** Task to carry out **
Extract the first line through the line containing "[47.07, -0.0002, 0.02085]];" from the listing below, exactly as written.

** Supplied material **
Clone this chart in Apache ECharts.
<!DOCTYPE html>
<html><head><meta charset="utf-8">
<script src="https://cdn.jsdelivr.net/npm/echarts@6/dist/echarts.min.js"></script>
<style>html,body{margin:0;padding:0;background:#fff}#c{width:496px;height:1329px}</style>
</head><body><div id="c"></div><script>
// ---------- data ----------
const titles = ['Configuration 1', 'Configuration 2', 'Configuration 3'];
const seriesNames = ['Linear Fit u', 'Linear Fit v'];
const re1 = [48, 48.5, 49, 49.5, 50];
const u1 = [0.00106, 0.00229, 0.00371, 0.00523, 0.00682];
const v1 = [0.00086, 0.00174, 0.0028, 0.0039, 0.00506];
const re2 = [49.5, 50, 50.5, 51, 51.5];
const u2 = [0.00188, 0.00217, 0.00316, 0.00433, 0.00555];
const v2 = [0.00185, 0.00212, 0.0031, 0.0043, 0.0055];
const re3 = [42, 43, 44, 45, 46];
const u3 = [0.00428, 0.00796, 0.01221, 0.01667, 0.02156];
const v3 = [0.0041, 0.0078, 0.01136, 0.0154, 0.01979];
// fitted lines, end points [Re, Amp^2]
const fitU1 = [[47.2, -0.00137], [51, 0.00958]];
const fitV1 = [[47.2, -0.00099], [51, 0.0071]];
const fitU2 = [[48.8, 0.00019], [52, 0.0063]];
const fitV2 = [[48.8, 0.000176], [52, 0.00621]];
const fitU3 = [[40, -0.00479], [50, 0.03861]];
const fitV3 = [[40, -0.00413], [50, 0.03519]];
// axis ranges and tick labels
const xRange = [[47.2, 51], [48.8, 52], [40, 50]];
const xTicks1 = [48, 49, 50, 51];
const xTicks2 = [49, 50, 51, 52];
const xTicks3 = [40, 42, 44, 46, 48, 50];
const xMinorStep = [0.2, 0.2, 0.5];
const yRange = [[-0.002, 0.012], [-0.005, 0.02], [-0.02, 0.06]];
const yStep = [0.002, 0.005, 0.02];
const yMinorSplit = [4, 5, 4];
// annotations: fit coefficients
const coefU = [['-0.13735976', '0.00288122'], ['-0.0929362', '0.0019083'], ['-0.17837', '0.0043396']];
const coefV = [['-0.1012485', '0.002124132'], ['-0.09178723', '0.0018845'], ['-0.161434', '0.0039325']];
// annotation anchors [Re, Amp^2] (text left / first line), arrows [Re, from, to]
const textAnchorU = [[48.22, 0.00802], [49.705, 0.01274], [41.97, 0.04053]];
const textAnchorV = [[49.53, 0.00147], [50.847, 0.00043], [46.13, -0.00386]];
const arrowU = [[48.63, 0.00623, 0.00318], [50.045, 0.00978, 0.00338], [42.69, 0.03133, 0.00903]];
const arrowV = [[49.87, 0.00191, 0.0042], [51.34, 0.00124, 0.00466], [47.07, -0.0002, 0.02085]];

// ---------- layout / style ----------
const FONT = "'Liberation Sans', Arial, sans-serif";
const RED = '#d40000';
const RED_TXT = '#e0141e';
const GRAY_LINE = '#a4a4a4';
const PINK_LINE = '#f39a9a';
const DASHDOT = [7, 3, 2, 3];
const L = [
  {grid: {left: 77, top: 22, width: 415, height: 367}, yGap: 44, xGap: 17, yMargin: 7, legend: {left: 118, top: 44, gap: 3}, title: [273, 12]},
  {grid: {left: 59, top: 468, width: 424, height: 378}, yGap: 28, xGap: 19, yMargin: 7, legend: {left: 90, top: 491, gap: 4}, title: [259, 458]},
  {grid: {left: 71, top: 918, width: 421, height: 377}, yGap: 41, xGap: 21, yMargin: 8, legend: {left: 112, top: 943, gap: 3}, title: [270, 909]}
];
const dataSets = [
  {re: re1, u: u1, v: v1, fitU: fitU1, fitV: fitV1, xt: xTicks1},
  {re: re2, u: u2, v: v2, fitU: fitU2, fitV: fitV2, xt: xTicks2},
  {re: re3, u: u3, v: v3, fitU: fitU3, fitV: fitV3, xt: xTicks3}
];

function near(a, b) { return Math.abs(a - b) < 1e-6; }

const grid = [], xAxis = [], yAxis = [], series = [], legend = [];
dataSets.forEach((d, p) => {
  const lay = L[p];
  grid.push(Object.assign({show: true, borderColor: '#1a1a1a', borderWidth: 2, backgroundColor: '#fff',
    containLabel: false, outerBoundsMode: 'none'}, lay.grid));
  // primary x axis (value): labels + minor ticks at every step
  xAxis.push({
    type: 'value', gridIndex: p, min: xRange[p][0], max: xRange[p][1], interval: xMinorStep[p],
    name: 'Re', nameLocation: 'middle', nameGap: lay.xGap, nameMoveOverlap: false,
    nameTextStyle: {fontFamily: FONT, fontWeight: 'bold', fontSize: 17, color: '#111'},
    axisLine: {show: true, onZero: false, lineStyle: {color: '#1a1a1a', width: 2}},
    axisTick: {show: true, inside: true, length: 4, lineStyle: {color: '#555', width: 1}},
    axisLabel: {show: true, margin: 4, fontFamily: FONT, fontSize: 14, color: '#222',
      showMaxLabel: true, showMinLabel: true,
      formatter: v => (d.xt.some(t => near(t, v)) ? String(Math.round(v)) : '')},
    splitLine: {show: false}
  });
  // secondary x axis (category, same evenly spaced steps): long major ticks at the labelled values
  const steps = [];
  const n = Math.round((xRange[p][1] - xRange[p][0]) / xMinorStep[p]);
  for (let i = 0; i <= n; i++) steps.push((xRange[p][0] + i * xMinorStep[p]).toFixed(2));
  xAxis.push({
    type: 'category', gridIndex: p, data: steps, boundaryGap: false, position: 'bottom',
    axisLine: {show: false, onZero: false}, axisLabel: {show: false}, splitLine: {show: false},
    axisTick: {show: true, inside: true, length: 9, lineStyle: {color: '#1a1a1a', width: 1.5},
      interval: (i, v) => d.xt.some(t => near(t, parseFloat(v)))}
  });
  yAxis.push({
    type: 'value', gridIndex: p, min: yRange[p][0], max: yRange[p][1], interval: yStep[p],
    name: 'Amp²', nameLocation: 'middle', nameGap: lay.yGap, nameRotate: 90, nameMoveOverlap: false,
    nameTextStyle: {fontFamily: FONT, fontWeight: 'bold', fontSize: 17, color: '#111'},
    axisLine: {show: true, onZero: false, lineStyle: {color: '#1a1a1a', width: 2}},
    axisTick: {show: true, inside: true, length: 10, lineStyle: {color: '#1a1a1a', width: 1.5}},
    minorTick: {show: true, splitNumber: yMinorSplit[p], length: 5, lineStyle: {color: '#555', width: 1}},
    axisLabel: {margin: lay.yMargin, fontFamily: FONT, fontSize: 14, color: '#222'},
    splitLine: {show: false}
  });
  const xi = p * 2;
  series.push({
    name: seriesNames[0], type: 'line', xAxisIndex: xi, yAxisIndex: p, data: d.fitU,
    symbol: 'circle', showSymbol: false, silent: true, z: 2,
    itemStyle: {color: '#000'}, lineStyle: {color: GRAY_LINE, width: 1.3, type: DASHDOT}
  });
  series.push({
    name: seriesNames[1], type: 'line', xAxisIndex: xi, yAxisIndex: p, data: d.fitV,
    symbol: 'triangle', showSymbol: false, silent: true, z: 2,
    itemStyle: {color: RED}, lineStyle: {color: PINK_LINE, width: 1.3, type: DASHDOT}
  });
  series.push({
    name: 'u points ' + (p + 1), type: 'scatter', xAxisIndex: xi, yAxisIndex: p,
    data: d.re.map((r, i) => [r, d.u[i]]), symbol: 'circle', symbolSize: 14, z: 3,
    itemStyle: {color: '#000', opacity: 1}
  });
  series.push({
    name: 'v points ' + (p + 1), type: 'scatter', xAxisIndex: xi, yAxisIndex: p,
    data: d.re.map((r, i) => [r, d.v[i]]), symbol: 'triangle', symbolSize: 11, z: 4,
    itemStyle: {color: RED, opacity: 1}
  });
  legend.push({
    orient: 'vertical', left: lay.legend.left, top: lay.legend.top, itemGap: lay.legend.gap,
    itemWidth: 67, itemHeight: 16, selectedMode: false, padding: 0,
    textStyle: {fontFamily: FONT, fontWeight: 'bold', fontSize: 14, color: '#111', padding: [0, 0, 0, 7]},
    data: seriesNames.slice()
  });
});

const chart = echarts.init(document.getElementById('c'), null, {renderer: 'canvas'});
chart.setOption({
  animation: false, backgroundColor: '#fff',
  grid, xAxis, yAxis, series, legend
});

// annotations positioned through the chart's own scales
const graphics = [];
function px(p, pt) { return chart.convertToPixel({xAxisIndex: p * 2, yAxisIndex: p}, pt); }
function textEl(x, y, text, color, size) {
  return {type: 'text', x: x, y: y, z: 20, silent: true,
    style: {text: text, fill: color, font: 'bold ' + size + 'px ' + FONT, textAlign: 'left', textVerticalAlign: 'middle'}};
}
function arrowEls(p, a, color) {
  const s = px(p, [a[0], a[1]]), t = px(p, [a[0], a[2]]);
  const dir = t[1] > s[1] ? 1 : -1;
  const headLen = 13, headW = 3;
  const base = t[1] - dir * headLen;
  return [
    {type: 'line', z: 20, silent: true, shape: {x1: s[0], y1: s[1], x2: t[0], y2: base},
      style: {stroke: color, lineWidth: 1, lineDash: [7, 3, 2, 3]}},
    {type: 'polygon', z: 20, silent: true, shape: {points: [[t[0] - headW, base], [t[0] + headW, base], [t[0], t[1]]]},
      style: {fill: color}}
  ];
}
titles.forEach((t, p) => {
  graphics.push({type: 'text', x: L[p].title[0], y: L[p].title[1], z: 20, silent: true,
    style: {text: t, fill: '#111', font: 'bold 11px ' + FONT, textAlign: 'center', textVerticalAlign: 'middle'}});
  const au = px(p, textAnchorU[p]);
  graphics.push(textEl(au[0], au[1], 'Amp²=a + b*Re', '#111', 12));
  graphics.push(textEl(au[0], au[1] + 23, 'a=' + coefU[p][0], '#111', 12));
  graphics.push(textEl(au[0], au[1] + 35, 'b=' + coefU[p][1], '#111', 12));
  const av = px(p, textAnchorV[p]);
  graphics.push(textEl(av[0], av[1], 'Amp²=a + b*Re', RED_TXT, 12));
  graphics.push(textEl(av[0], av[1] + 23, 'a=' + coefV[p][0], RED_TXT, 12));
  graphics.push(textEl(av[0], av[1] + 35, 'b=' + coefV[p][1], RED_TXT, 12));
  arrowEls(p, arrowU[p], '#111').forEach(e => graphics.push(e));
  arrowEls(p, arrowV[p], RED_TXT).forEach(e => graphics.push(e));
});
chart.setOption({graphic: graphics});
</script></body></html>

** Result **
Clone this chart in Apache ECharts.
<!DOCTYPE html>
<html><head><meta charset="utf-8">
<script src="https://cdn.jsdelivr.net/npm/echarts@6/dist/echarts.min.js"></script>
<style>html,body{margin:0;padding:0;background:#fff}#c{width:496px;height:1329px}</style>
</head><body><div id="c"></div><script>
// ---------- data ----------
const titles = ['Configuration 1', 'Configuration 2', 'Configuration 3'];
const seriesNames = ['Linear Fit u', 'Linear Fit v'];
const re1 = [48, 48.5, 49, 49.5, 50];
const u1 = [0.00106, 0.00229, 0.00371, 0.00523, 0.00682];
const v1 = [0.00086, 0.00174, 0.0028, 0.0039, 0.00506];
const re2 = [49.5, 50, 50.5, 51, 51.5];
const u2 = [0.00188, 0.00217, 0.00316, 0.00433, 0.00555];
const v2 = [0.00185, 0.00212, 0.0031, 0.0043, 0.0055];
const re3 = [42, 43, 44, 45, 46];
const u3 = [0.00428, 0.00796, 0.01221, 0.01667, 0.02156];
const v3 = [0.0041, 0.0078, 0.01136, 0.0154, 0.01979];
// fitted lines, end points [Re, Amp^2]
const fitU1 = [[47.2, -0.00137], [51, 0.00958]];
const fitV1 = [[47.2, -0.00099], [51, 0.0071]];
const fitU2 = [[48.8, 0.00019], [52, 0.0063]];
const fitV2 = [[48.8, 0.000176], [52, 0.00621]];
const fitU3 = [[40, -0.00479], [50, 0.03861]];
const fitV3 = [[40, -0.00413], [50, 0.03519]];
// axis ranges and tick labels
const xRange = [[47.2, 51], [48.8, 52], [40, 50]];
const xTicks1 = [48, 49, 50, 51];
const xTicks2 = [49, 50, 51, 52];
const xTicks3 = [40, 42, 44, 46, 48, 50];
const xMinorStep = [0.2, 0.2, 0.5];
const yRange = [[-0.002, 0.012], [-0.005, 0.02], [-0.02, 0.06]];
const yStep = [0.002, 0.005, 0.02];
const yMinorSplit = [4, 5, 4];
// annotations: fit coefficients
const coefU = [['-0.13735976', '0.00288122'], ['-0.0929362', '0.0019083'], ['-0.17837', '0.0043396']];
const coefV = [['-0.1012485', '0.002124132'], ['-0.09178723', '0.0018845'], ['-0.161434', '0.0039325']];
// annotation anchors [Re, Amp^2] (text left / first line), arrows [Re, from, to]
const textAnchorU = [[48.22, 0.00802], [49.705, 0.01274], [41.97, 0.04053]];
const textAnchorV = [[49.53, 0.00147], [50.847, 0.00043], [46.13, -0.00386]];
const arrowU = [[48.63, 0.00623, 0.00318], [50.045, 0.00978, 0.00338], [42.69, 0.03133, 0.00903]];
const arrowV = [[49.87, 0.00191, 0.0042], [51.34, 0.00124, 0.00466], [47.07, -0.0002, 0.02085]];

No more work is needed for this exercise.